## INFORMATION PROVIDED
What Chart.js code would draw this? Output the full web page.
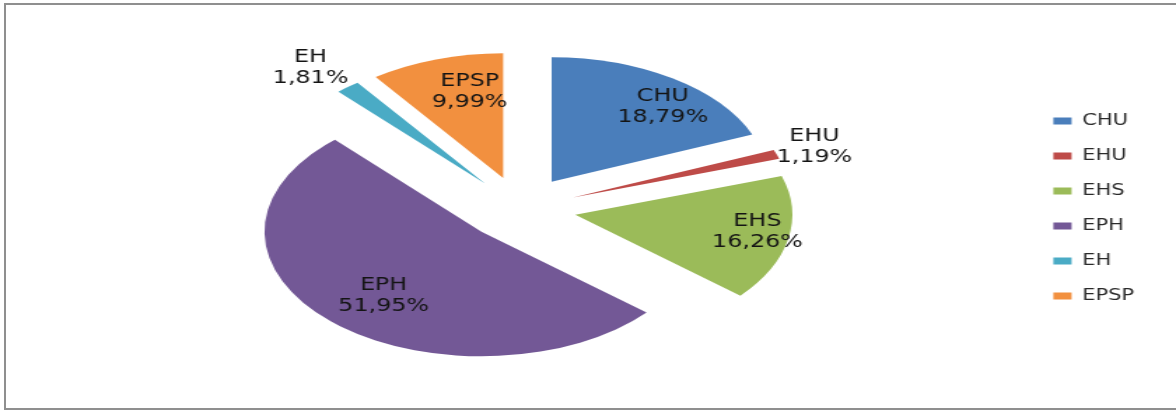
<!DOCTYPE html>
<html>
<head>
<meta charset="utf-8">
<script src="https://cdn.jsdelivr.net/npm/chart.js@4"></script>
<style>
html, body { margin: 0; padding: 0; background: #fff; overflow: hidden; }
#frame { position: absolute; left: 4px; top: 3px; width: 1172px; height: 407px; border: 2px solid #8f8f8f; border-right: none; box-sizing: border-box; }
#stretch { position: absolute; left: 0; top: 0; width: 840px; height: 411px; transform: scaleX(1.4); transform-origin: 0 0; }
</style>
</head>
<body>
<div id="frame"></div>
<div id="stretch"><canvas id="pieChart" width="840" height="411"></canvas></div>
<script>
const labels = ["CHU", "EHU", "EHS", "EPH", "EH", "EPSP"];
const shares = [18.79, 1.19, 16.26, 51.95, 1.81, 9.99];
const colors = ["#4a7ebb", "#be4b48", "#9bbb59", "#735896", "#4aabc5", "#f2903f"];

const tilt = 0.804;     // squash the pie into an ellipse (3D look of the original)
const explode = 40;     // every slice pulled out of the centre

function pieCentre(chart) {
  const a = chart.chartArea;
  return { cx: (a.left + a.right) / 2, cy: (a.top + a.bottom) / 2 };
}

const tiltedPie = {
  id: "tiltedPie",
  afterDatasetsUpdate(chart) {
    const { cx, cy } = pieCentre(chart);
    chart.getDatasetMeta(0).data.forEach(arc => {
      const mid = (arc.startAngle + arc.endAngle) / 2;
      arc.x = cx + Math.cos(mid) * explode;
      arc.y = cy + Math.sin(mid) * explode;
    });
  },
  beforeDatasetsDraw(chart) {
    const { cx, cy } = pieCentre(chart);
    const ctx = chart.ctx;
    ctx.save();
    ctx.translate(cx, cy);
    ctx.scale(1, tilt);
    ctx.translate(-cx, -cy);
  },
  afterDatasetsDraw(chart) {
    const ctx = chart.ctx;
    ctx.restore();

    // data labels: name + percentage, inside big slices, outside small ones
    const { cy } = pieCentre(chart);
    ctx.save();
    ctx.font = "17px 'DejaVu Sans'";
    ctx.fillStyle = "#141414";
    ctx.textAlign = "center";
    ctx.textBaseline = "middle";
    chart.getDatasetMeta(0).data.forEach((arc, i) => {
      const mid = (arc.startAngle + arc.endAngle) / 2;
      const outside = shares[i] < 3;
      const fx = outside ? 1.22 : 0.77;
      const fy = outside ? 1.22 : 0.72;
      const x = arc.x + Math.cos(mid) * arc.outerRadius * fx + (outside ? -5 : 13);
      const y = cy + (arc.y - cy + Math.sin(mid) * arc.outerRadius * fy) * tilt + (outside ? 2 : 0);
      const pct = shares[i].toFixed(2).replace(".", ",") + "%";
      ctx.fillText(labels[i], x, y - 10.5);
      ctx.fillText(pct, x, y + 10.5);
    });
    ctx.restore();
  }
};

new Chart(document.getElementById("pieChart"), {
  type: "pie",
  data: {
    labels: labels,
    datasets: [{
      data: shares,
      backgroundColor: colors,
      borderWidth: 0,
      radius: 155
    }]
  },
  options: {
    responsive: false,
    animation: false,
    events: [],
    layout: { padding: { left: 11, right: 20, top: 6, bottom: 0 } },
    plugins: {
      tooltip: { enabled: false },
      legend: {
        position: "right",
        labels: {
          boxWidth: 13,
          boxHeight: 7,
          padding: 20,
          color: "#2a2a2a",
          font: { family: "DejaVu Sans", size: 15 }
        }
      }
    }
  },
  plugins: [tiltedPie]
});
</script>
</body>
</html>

==

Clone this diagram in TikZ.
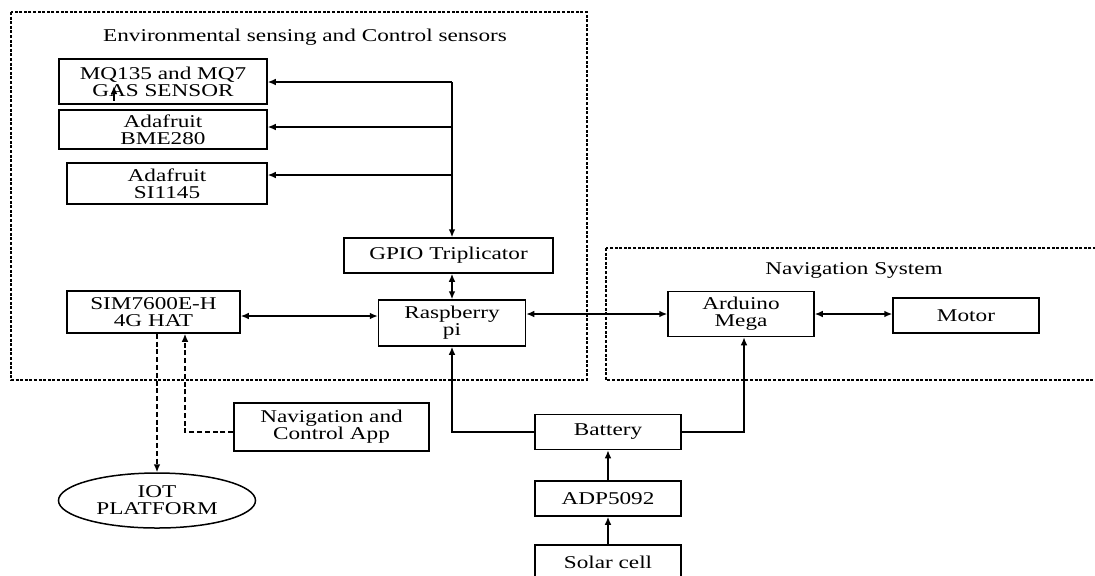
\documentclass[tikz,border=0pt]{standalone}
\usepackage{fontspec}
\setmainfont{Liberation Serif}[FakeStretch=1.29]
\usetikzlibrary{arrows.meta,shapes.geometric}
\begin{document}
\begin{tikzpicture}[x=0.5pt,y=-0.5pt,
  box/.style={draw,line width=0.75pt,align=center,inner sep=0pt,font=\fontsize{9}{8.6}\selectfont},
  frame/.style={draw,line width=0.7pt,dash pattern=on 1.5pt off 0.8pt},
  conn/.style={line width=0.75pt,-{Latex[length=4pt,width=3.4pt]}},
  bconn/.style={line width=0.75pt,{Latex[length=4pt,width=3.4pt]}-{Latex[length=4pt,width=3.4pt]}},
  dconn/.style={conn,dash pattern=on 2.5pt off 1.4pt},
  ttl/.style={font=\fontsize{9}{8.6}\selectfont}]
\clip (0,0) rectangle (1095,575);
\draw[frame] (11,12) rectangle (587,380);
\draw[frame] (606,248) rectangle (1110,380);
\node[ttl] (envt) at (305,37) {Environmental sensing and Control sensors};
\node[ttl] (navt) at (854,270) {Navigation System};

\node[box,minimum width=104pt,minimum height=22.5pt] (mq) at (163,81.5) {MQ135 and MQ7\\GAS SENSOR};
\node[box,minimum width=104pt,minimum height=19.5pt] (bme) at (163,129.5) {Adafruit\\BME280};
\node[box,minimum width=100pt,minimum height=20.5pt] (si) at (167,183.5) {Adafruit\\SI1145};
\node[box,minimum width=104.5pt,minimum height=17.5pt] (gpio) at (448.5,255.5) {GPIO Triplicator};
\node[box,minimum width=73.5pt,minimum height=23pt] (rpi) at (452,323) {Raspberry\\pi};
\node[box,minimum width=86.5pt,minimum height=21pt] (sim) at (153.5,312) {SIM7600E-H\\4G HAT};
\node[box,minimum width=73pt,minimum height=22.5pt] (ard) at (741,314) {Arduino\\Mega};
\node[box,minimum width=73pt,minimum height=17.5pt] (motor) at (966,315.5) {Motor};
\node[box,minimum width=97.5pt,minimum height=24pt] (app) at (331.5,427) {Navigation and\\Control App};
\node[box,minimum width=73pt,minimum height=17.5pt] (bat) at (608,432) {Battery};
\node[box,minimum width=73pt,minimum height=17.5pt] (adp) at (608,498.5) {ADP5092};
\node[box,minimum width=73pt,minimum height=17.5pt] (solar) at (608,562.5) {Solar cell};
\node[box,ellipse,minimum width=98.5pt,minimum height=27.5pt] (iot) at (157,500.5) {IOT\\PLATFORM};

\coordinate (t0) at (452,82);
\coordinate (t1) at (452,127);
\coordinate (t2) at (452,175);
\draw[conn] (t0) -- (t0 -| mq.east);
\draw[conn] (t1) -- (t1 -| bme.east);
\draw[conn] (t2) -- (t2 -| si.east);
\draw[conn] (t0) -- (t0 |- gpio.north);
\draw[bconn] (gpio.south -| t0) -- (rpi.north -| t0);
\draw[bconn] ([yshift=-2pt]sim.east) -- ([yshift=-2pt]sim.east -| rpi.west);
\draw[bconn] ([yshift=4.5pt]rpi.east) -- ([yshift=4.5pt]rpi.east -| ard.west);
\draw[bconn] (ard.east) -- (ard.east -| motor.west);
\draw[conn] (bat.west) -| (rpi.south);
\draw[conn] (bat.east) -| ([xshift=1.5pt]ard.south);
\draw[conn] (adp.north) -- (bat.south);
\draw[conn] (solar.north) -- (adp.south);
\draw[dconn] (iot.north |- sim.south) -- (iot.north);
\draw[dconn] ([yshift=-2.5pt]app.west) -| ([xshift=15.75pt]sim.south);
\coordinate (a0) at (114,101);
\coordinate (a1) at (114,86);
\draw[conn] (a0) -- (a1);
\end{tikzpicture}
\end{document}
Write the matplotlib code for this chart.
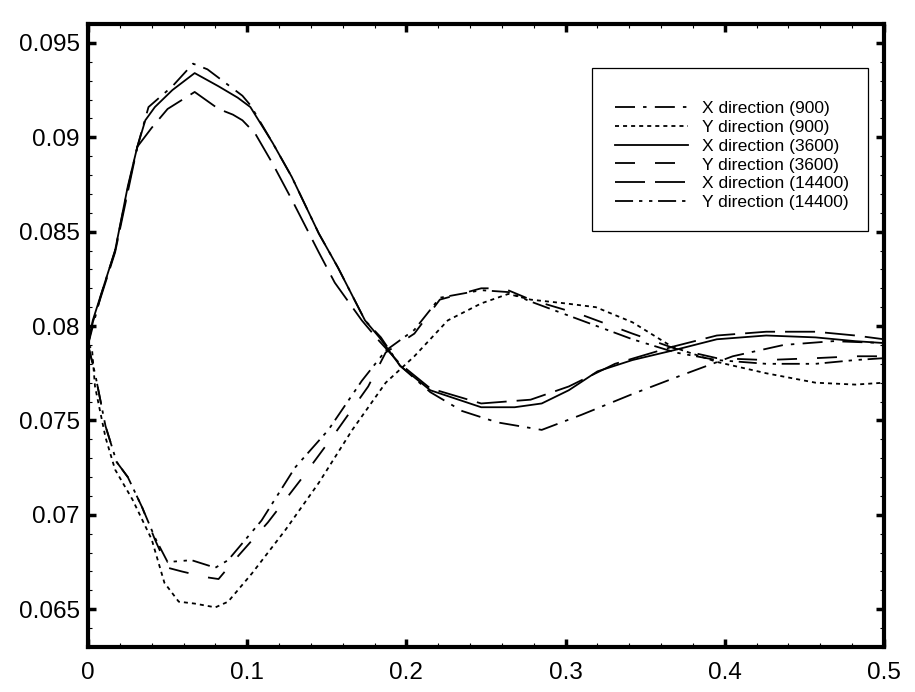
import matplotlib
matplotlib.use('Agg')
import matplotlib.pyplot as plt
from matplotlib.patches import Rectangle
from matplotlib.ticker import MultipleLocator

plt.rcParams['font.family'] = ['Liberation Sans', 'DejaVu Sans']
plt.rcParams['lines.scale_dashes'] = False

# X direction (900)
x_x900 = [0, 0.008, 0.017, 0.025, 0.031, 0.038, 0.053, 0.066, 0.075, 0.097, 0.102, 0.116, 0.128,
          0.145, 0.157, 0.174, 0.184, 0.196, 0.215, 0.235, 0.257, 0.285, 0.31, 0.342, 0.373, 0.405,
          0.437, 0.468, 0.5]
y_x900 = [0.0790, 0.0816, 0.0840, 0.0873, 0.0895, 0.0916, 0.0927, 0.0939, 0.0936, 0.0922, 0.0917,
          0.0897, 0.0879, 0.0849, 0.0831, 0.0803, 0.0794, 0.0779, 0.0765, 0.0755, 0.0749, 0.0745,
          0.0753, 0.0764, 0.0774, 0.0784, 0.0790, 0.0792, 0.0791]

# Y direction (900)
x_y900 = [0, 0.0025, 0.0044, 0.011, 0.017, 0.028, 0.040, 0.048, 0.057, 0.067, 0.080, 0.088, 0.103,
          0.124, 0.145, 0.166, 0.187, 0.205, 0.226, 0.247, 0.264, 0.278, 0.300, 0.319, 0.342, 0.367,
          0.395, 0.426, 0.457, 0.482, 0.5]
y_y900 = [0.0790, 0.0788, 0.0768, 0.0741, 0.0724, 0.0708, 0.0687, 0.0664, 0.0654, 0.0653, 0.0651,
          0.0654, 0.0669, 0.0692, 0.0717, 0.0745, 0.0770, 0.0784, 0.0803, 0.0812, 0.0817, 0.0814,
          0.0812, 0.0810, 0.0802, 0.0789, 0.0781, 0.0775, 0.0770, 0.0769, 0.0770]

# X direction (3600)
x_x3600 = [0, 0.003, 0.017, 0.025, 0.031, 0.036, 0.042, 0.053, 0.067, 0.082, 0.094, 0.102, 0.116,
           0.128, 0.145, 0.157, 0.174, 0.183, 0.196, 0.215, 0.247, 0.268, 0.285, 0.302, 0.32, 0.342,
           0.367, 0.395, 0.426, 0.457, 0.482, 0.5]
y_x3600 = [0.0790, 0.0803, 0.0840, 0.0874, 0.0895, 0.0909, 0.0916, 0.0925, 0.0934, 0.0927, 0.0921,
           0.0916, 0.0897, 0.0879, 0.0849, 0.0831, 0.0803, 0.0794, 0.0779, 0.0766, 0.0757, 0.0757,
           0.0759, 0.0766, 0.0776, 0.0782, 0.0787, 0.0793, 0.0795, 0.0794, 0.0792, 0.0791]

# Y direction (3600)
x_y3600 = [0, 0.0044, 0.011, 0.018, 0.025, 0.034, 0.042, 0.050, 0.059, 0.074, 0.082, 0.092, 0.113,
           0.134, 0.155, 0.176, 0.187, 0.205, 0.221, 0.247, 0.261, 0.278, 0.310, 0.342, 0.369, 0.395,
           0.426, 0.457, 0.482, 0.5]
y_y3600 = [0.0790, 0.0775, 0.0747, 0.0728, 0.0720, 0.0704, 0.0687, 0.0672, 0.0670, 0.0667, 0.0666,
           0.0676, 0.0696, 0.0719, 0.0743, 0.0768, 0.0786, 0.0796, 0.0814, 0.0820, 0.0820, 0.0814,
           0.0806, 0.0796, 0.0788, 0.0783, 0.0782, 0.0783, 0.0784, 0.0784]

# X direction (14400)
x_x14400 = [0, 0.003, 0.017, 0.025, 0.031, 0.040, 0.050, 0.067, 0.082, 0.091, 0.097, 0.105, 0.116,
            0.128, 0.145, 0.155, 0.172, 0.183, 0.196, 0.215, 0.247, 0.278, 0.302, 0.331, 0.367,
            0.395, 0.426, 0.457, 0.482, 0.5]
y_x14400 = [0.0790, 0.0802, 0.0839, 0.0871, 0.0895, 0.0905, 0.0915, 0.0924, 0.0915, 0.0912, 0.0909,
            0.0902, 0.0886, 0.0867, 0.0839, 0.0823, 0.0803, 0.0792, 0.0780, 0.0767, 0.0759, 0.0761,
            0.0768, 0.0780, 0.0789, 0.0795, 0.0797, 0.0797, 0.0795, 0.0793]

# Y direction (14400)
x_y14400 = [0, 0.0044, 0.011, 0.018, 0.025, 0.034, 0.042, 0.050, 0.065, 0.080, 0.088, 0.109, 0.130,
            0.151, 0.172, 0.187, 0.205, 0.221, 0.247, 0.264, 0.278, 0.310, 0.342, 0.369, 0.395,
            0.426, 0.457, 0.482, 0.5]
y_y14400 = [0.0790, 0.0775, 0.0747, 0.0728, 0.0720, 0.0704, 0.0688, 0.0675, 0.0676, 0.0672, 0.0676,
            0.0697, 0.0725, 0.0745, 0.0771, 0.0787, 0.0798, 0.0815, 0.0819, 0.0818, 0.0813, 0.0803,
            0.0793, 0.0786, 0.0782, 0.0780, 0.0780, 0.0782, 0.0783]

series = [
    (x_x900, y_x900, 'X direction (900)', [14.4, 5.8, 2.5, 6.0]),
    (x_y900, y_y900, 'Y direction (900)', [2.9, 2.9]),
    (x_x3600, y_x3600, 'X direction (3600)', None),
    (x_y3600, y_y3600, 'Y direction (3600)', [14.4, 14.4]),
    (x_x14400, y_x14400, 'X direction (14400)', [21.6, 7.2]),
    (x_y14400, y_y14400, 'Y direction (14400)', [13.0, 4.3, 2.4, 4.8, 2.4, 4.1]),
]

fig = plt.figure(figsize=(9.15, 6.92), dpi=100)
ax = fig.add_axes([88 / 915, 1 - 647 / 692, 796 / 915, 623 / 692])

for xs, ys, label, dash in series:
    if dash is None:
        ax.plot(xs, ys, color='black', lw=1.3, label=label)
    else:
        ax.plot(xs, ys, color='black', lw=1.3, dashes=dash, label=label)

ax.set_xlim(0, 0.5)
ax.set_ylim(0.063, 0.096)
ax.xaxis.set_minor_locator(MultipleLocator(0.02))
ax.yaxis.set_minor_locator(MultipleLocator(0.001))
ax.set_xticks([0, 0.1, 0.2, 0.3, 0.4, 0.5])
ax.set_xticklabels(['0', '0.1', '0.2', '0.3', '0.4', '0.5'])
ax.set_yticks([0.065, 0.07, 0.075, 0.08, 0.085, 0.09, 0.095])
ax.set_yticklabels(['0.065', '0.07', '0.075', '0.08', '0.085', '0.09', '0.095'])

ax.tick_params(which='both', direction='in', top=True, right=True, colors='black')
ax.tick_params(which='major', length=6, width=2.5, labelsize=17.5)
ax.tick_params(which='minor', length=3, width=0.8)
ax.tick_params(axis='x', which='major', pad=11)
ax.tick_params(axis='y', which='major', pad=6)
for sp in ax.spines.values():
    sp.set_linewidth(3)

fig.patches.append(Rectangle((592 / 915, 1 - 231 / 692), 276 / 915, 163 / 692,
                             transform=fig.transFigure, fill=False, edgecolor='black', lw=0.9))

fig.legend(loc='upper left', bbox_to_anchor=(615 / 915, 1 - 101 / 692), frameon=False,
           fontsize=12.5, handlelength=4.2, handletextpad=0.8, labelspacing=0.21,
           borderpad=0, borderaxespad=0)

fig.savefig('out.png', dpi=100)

## DIRECTION
Write down exactly what the lines above say, from the line holding "Write the matplotlib code for this chart." through the line holding "0.0770, 0.0769, 0.0770]", and nothing more. Do not copy the pictures.

## ANSWER TO THIS PROBLEM
Write the matplotlib code for this chart.
import matplotlib
matplotlib.use('Agg')
import matplotlib.pyplot as plt
from matplotlib.patches import Rectangle
from matplotlib.ticker import MultipleLocator

plt.rcParams['font.family'] = ['Liberation Sans', 'DejaVu Sans']
plt.rcParams['lines.scale_dashes'] = False

# X direction (900)
x_x900 = [0, 0.008, 0.017, 0.025, 0.031, 0.038, 0.053, 0.066, 0.075, 0.097, 0.102, 0.116, 0.128,
          0.145, 0.157, 0.174, 0.184, 0.196, 0.215, 0.235, 0.257, 0.285, 0.31, 0.342, 0.373, 0.405,
          0.437, 0.468, 0.5]
y_x900 = [0.0790, 0.0816, 0.0840, 0.0873, 0.0895, 0.0916, 0.0927, 0.0939, 0.0936, 0.0922, 0.0917,
          0.0897, 0.0879, 0.0849, 0.0831, 0.0803, 0.0794, 0.0779, 0.0765, 0.0755, 0.0749, 0.0745,
          0.0753, 0.0764, 0.0774, 0.0784, 0.0790, 0.0792, 0.0791]

# Y direction (900)
x_y900 = [0, 0.0025, 0.0044, 0.011, 0.017, 0.028, 0.040, 0.048, 0.057, 0.067, 0.080, 0.088, 0.103,
          0.124, 0.145, 0.166, 0.187, 0.205, 0.226, 0.247, 0.264, 0.278, 0.300, 0.319, 0.342, 0.367,
          0.395, 0.426, 0.457, 0.482, 0.5]
y_y900 = [0.0790, 0.0788, 0.0768, 0.0741, 0.0724, 0.0708, 0.0687, 0.0664, 0.0654, 0.0653, 0.0651,
          0.0654, 0.0669, 0.0692, 0.0717, 0.0745, 0.0770, 0.0784, 0.0803, 0.0812, 0.0817, 0.0814,
          0.0812, 0.0810, 0.0802, 0.0789, 0.0781, 0.0775, 0.0770, 0.0769, 0.0770]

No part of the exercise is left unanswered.